Similarly, the current broadcast deals, while important for raising the profile, are not significant income generators. And even in normal times gate money is negligible.

In this regard the strategy's aim of implementing an improved governance model by the 2022-23 season is absolutely vital. The options for the elite leagues appear to be threefold – the SWPL clubs can remain under the auspices of SWF; they could join the SPFL; or they could form their own independent organisation.

There is a fourth option, and probably the most sensible one, but it doesn't appear to be on the table. If the Scottish FA had the will, they could do as their counterparts have done so successfully in England and run the top leagues directly, using their commercial staff to bring in sponsors and revenue.

Which brings us to another essential aim of the strategy – “to ensure women's football is appropriately represented and has a voice on key decision-making bodies”.

This, one would assume, should finally mean having a voice on the main SFA board. The strategy correctly identifies women's football as the national game's biggest growth area – and after 148 years of focusing almost entirely on men's football the governing body need to take advantage.

AND ANOTHER THING . . .

THE 2021-22 SWPL1 fixtures, it has emerged, conflict with the principle of sporting fairness.

Because the ten clubs play three rounds of fixtures – 27 games – it is inevitable that some will play more away games than home ones, and vice versa. But while a 14-13 split in these circumstances is acceptable, 15-12 manifestly isn't.

Yet this is the disadvantage newly promoted SWPL2 champions Aberdeen will start with when the league season gets underway on September 5. Already facing by far the most demanding travel schedule, they are the only one of the ten teams which will have 15 away fixtures.

It gets worse.
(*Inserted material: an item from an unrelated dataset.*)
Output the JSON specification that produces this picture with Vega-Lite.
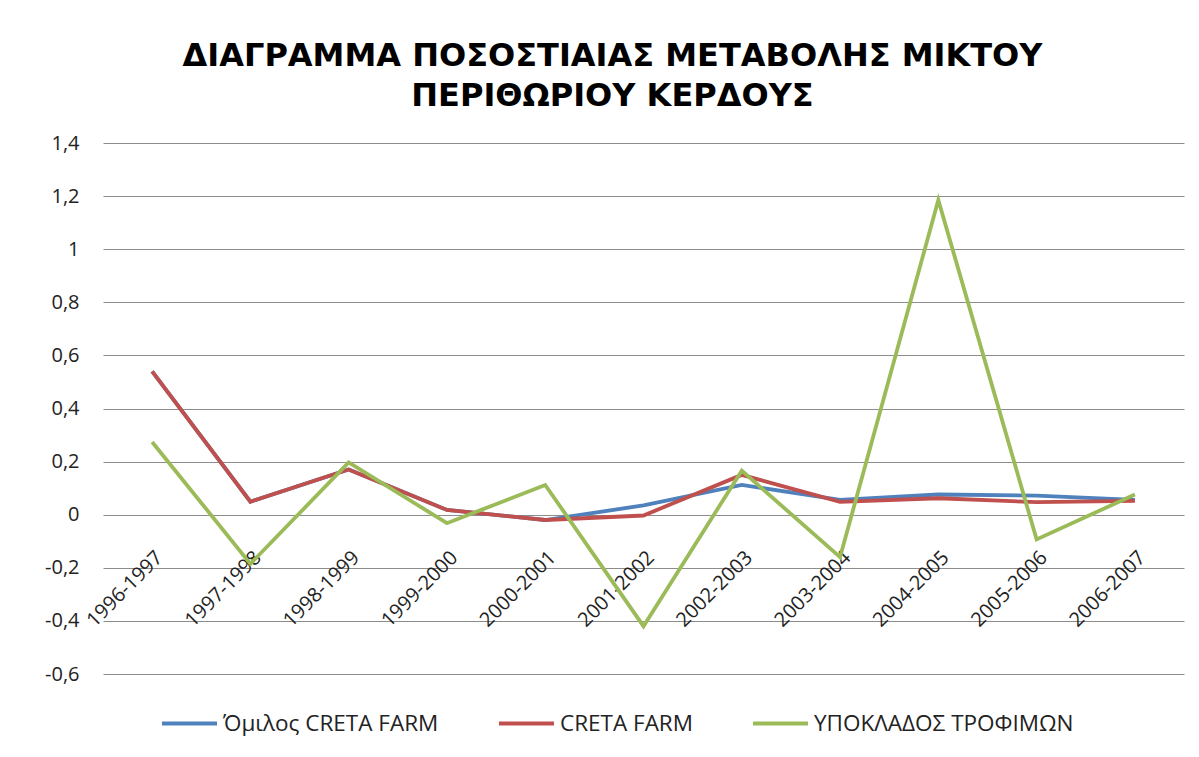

Aberdeen are at home for only three of their last nine games.

Senior Scottish Women's Football personnel were on annual leave last week, but I'm led to believe the fixtures model is predicated on what happened in 2020-21. Thus, if Team X played Team Y twice at home and once away last season, the games between the clubs have been flipped for the new campaign.

Adding to this extraordinary reasoning, Aberdeen have apparently been promised 15 home games and 12 away in 2022-23 as compensation. This only works, of course, if they stay in the league and aren't relegated.

“For me it doesn't sound like a fair process,” Aberdeen manager Emma Hunter understandably points out. “The explanation is that last season some teams lost out, so they've got to be accommodated. I don't understand that logic.

“We're away for six out of our last nine games. That could have a massive impact on where we finish in the league.”

AND FINALLY . . .

SARAH Ewens joined Scott Booth's Birmingham City on Tuesday and she is unlikely to be the last Celtic first team player moving on.

SWPL1 player-of-the season Lisa Robertson has not been training with the club, and I understand a statement on the Scotland midfielder's future is imminent. Striker Mariah Lee is another likely departee, but there have been new signings, the latest being American central defender Cheyenne Shorts.